In this chapter, we would describe how the study was carried out.
It is a term used to describe a number of decisions which need to be taken regarding the collection of data before they are collected. (Nwana, 1981). It provides guidelines which direct the researcher towards solving the research problem and may vary depending on the nature of the problem being studied. According to Okaja ( 2003, p. 2),” research design means the structuring of investigation aimed at identifying variables and their relationship, it is used for the purpose of obtaining data to enable the investigator test hypothesis or answer research question by providing procedural outline for conducting research”. It is therefore, an outline or scheme that serves as a useful guide to the researcher in his efforts to generate data for his study. This study adopts the survey research design. According to Babbie (1990) cited in Akarika, Ukpe and Ikon (2019:58) survey is probably the best method available to the social scientist interested in collecting original data for describing a population too large to observe directly.

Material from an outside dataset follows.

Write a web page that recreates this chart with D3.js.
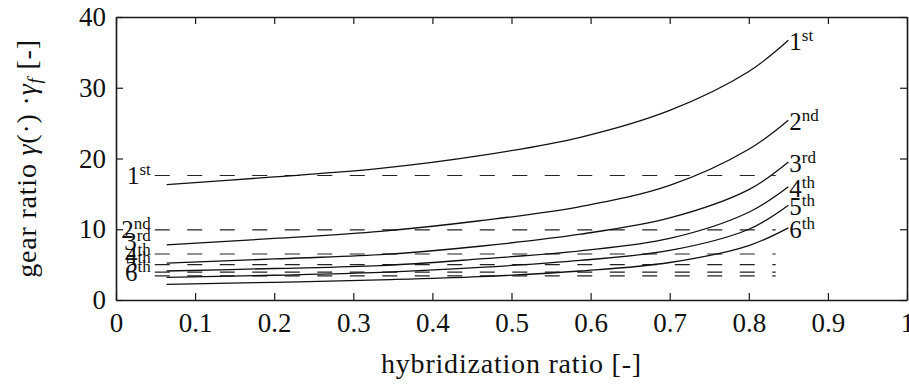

This study was carried out in Ido Local government Area in Ibadan Ondo state Nigeria.
Sources of Data
The data for this study were generated from two main sources; Primary sources and secondary sources. The primary sources include questionnaire, interviews and observation. The secondary sources include journals, bulletins, textbooks and the internet.
Population of the study
A study population is a group of elements or individuals as the case may be, who share similar characteristics. These similar features can include location, gender, age, sex or specific interest. The emphasis on study population is that it constitute of individuals or elements that are homogeneous in description (Prince Udoyen: 2019). The population of the study consist of all the junior secondary schools in Ido Local Government Area in Ibadan. For the purpose of the study the following schools will form the study population:
- Apata Grammar School, Logudu Apata
- Leo Community High School Elere ,Apata Ibadan
- St Michaels Grammar School, Owode, Apata Ibadan
PRESENTATION OF RESULT AND ANALYSIS
This chapter deals with data presentation, analysis and interpretation. As indicated in the introductory chapter the main instruments of this research are the questionnaires, followed by the interviews (even though secondary sources were used). Out of one hundred and thirty three questionnaires administered, Ninty were filled and returned. This shows that ninety percent of the total number of questionnaire administered were analyzed.

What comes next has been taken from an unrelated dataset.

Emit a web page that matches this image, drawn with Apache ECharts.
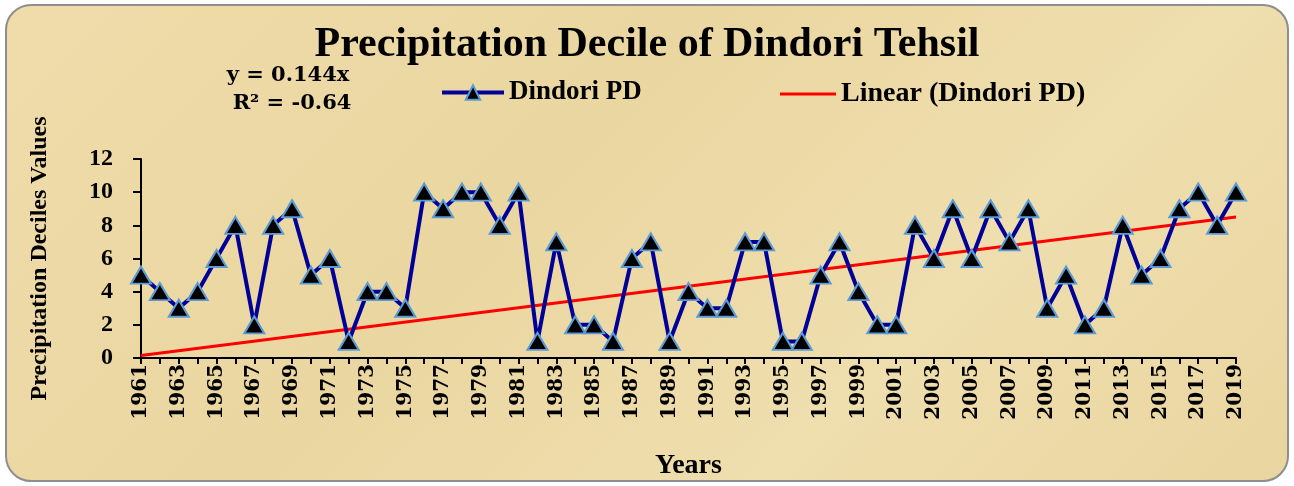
<!DOCTYPE html>
<html>
<head>
<meta charset="utf-8">
<title>Precipitation Decile of Dindori Tehsil</title>
<script src="https://cdn.jsdelivr.net/npm/echarts@6/dist/echarts.min.js"></script>
<style>
  html, body { margin: 0; padding: 0; background: #fff; }
  #box {
    position: absolute; left: 5px; top: 4px; width: 1280px; height: 474px;
    border: 2px solid #8e8e8e; border-radius: 26px;
    background: linear-gradient(135deg, #efdcaa 0%, #ead6a0 40%, #efdeae 70%, #e9d59f 100%);
  }
  #container { position: absolute; left: 0; top: 0; width: 1294px; height: 486px; }
</style>
</head>
<body>
<div id="box"></div>
<div id="container"></div>
<script>
// years on the x axis
var years = ['1961','1962','1963','1964','1965','1966','1967','1968','1969','1970',
  '1971','1972','1973','1974','1975','1976','1977','1978','1979','1980',
  '1981','1982','1983','1984','1985','1986','1987','1988','1989','1990',
  '1991','1992','1993','1994','1995','1996','1997','1998','1999','2000',
  '2001','2002','2003','2004','2005','2006','2007','2008','2009','2010',
  '2011','2012','2013','2014','2015','2016','2017','2018','2019'];

// decile values
var dindoriPD = [5,4,3,4,6,8,2,8,9,5,
  6,1,4,4,3,10,9,10,10,8,
  10,1,7,2,2,1,6,7,1,4,
  3,3,7,7,1,1,5,7,4,2,
  2,8,6,9,6,9,7,9,3,5,
  2,3,8,5,6,9,10,8,10];

// trend line end points (y = 0.144x)
var trendStart = 0.144;
var trendEnd = 8.5;

var yTicks = { min: 0, max: 12, step: 2 };

var serif = '"Liberation Serif", "Times New Roman", serif';
var wideSerif = '"DejaVu Serif", serif';

var myChart = echarts.init(document.getElementById('container'), null, { renderer: 'canvas' });

var option = {
  backgroundColor: 'transparent',
  animation: false,
  title: {
    text: 'Precipitation Decile of Dindori Tehsil',
    left: 'center',
    top: 19,
    textStyle: { fontFamily: serif, fontWeight: 'bold', fontSize: 42, color: '#000' }
  },
  graphic: [
    { type: 'text', x: 288, y: 76, style: { text: 'y = 0.144x', align: 'center', verticalAlign: 'middle',
      font: 'bold 21px ' + wideSerif, fill: '#000' } },
    { type: 'text', x: 292, y: 104, style: { text: 'R² = -0.64', align: 'center', verticalAlign: 'middle',
      font: 'bold 21px ' + wideSerif, fill: '#000' } }
  ],
  legend: [
    {
      data: ['Dindori PD'], left: 435, top: 74, itemWidth: 62, itemHeight: 18,
      lineStyle: { width: 4 },
      textStyle: { fontFamily: serif, fontWeight: 'bold', fontSize: 27, color: '#000' }
    },
    {
      data: [{ name: 'Linear (Dindori PD)', icon: 'rect' }], left: 775, top: 75, itemWidth: 56, itemHeight: 3,
      textStyle: { fontFamily: serif, fontWeight: 'bold', fontSize: 28, color: '#000' }
    }
  ],
  grid: { left: 141, right: 58, top: 159, bottom: 128, containLabel: false },
  xAxis: {
    type: 'category',
    data: years,
    boundaryGap: false,
    name: 'Years',
    nameLocation: 'middle',
    nameGap: 94,
    nameTextStyle: { fontFamily: serif, fontWeight: 'bold', fontSize: 28, color: '#000' },
    axisLine: { lineStyle: { color: '#000', width: 2 } },
    axisTick: { show: true, interval: 0, length: 6, lineStyle: { color: '#000', width: 2 } },
    axisLabel: {
      interval: 1, rotate: 90, margin: 6, color: '#000',
      fontFamily: wideSerif, fontWeight: 'bold', fontSize: 20
    },
    splitLine: { show: false }
  },
  yAxis: {
    type: 'value',
    min: yTicks.min, max: yTicks.max, interval: yTicks.step,
    name: 'Precipitation Deciles Values',
    nameLocation: 'middle',
    nameGap: 89,
    nameTextStyle: { fontFamily: serif, fontWeight: 'bold', fontSize: 24, color: '#000' },
    axisLine: { show: true, lineStyle: { color: '#000', width: 2 } },
    axisTick: { show: true, length: 8, lineStyle: { color: '#000', width: 2 } },
    axisLabel: { margin: 28, color: '#000', fontFamily: serif, fontWeight: 'bold', fontSize: 24 },
    splitLine: { show: false }
  },
  series: [
    {
      name: 'Dindori PD',
      type: 'line',
      data: dindoriPD,
      symbol: 'triangle',
      symbolSize: [20, 17],
      showAllSymbol: true,
      lineStyle: { color: '#000099', width: 4 },
      itemStyle: { color: '#000', borderColor: '#5b9bd5', borderWidth: 2 },
      z: 3
    },
    {
      name: 'Linear (Dindori PD)',
      type: 'line',
      data: [[years[0], trendStart], [years[years.length - 1], trendEnd]],
      symbol: 'none',
      lineStyle: { color: '#ff0000', width: 3 },
      itemStyle: { color: '#ff0000' },
      z: 2
    }
  ]
};
myChart.setOption(option);
</script>
</body>
</html>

Percentages were used to interprete all the research findings. It is assumed that the analysis of Effect of School based factors on the students academic performance would become manifested through the pattern of responses of the respondents to the items in the questionnaire.
CONCLUSION AND RECOMMENDATION
In this study, our focus was to carryout a critical analysis on the effects of school factors on student’s performance in junior secondary schools Agricultural science in Ido Local government area, Ibadan. The study specifically was aimed at ascertaining the effects of school based factors like class size, availability of instructional material and learning environment on student’s performance in junior secondary schools Agricultural science in Ido Local government area, Ibadan. This study reviewed and anchored its framework on The existentialist philosophies of both Glasser and Kohn are the cornerstone of my belief system which states that we are the center of our experience the one who perceives, acts in and reflects on the world and who are internally motivated by everything we do..
The study adopted the survey research design and randomly enrolled participants in the study. A total of 133 responses were validated from the enrolled participants where all respondent are teachers and students in the 3 selected secondary schools in Ido Local government area in Ibadan.
The findings revealed:
According to the from research question one 45(50%) of the respondents said class size affects the student academic performance in Junior Secondary Schools Agricultural Science in Ido Local government Area to a very high extent, 20(22.2%) of the respondents said that class size affects the student academic performance in Junior Secondary Schools Agricultural Science in Ido Local government Area to high extent, 20(22.2%) of the respondents agreed that class size affects the student academic performance in Junior Secondary Schools Agricultural Science in Ido Local government Area to low extent while 5(5.6%) of the respondents said class size affects the student academic performance in Junior Secondary Schools Agricultural Science in Ido Local government Area to no extent. This implies that class size affects the student academic performance in Junior Secondary Schools Agricultural Science in Ido Local government Area Ibadan.
According to findings from research question two 50(55.6%) of the respondent agreed that availability of instructional materials affect the student academic performance in Junior Secondary Schools Agricultural Science in Ido Local government Area to Very high extent, this means proper or adequate instructional materials will greatly affect students performance in Agricultural science further 30(33.3%) of the respondent opined that availability of instructional materials affect the student academic performance in Junior Secondary Schools Agricultural Science in Ido Local government Area to high extent, while a mere 10(11.1%) of the respondents said that availability of instructional materials affect the student academic performance in Junior Secondary Schools Agricultural Science in Ido Local government Area to a low extent, and no respondent selected No extent.
According to the finding from research question three 35(38.9%) of the respondents agreed that Learning environment affects the student academic performance to very high extent, further 25(27.8%) of the respondents said that Learning environment affects the student academic performance to high extent, while exactly 25(27.8%) of the total respondents argued that Learning environment affects the student academic performance to low extent, and finally 5(5.6%) of the respondents said that Learning environment affects the student academic performance to No extent.
Based on the responses obtained,
The researcher makes the following recommendation;
- The head teachers should attend seminars and workshops that teach the importance of a well-managed human resource. This is because the study depicted majority of the schools are facing a challenge in schools’ human resource.
- The DEO should arrange for workshops for both teachers and head teachers to be sensitized of the ways to improve the schools finance resource that affect academic performance of students.
iii. The Head teachers in the LGA should arrange for school exchange programs to learn how to manage the physical resource in the school that influence academic performance of the students.
- The government should organize workshops and trainings for the head teachers to make them understand the benefits of learning resources.